Even detailed click data could prove subject to the same manipulation as other aspects of world wide wobbley or is it still wait.
very true, but
if you are old and well linked then the majority of the time you would be seen as relevant, G's just playing the odds and using site wide factors to possibly increase their odds of identifying relevant sites/pages
Like I say automagic, is automagic, and nothing about automagic implies correctness or anything else.
Oh don't get me wrong jatar_k, I understand proxy indicators, and a whole lot more.
However I came from a world where the very last $0.01 was accounted for, all of the time, every time.
Many of us have noticed how the longer our sites rank well for long tail searches in a theme, the better our ranking on the more general searches.
So what if, rather than using the data as tedster postulates, they are using your historical ranking in more specific searches to adjust your ranking in less specific searches.
Spending some months ranking for "Fuzzy green widgets" will then help you for searches on "fuzzy widgets" and "green widgets. Once those crawl to the top and stay there for a few months, "widgets" will start working its way up in the SERPs.
This does happen, the question is, is this the reason that it happens, and does it affect other things as well.
I think you are seeing that over time Google understands that your content actually covers various aspects of a topic.

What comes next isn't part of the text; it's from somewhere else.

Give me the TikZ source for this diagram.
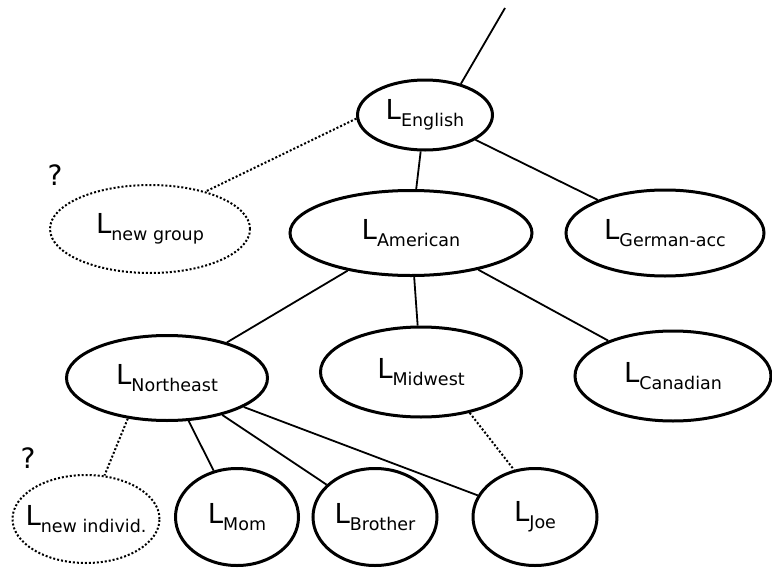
\documentclass[tikz,border=0pt]{standalone}
\usepackage{fontspec}
\setmainfont{DejaVu Sans}
\usetikzlibrary{shapes.geometric}
\newcommand{\lsub}[1]{{\fontsize{27.5}{30}\selectfont L}\raisebox{-7pt}{\fontsize{17.5}{20}\selectfont #1}}
\begin{document}
\begin{tikzpicture}[x=1pt, y=-1pt,
    lang/.style={draw, ellipse, line width=3pt, inner sep=0pt},
    newlang/.style={draw, ellipse, dotted, line width=2pt, inner sep=0pt},
    link/.style={line width=1.8pt},
    maybe/.style={dotted, line width=2pt}]
    \useasboundingbox (0,0) rectangle (772,568);

    \node[lang, minimum width=135, minimum height=70] (english) at (425,115) {\lsub{English}};
    \node[newlang, minimum width=200, minimum height=88] (newgroup) at (150,229) {\lsub{new group}};
    \node[lang, minimum width=242, minimum height=85] (american) at (411,233) {\lsub{American}};
    \node[lang, minimum width=198, minimum height=86] (german) at (665,233) {\lsub{German-acc}};
    \node[lang, minimum width=201, minimum height=85] (northeast) at (167,378) {\lsub{Northeast}};
    \node[lang, minimum width=201, minimum height=90] (midwest) at (421,372) {\lsub{Midwest}};
    \node[lang, minimum width=196, minimum height=90] (canadian) at (673,376) {\lsub{Canadian}};
    \node[newlang, inner xsep=-14pt, minimum width=147, minimum height=88] (newindiv) at (86,519) {\lsub{new individ.}};
    \node[lang, minimum width=123, minimum height=97] (mom) at (237,517) {\lsub{Mom}};
    \node[lang, minimum width=124, minimum height=97] (brother) at (375,517) {\lsub{Brother}};
    \node[lang, minimum width=124, minimum height=97] (joe) at (535,517) {\lsub{Joe}};

    \node[font=\fontsize{28}{30}\selectfont] (q1) at (55,175) {?};
    \node[font=\fontsize{28}{30}\selectfont] (q2) at (28,458) {?};

    \coordinate (root) at (505,8);
    \draw[link] (english.41) -- (root);
    \draw[maybe] (english.183) -- (newgroup.34);
    \foreach \n in {american,german}
      \draw[link] (english) -- (\n);
    \foreach \n in {northeast,midwest,canadian}
      \draw[link] (american) -- (\n);
    \foreach \n in {mom,brother,joe}
      \draw[link] (northeast) -- (\n);
    \draw[maybe] (northeast.226) -- (newindiv.67);
    \draw[maybe] (midwest.320) -- (joe.114);
  \end{tikzpicture}
\end{document}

I've also noticed that there is frequently a lag between ranking (even slightly) on most common phrases and begining to pick up a lot of long tail coverage followed at last by higher rankings on the more common phrases. But if the cause is in fact the long tail or just the amount of time it takes to fully calculate the effects of all of the factors in ranking I can't say.
A lot of folks will say that they checked their rankings and nothing changed except traffic levels, some later on have remarked that eventually traffic levels returned.
Acts like everything is following a periodic wave form.
[edited by: theBear at 12:58 am (utc) on Nov. 22, 2006]
Quick click-backs for another SERP choice would be a URL specific signal of low-quality, but I'm just pondering what else there might be.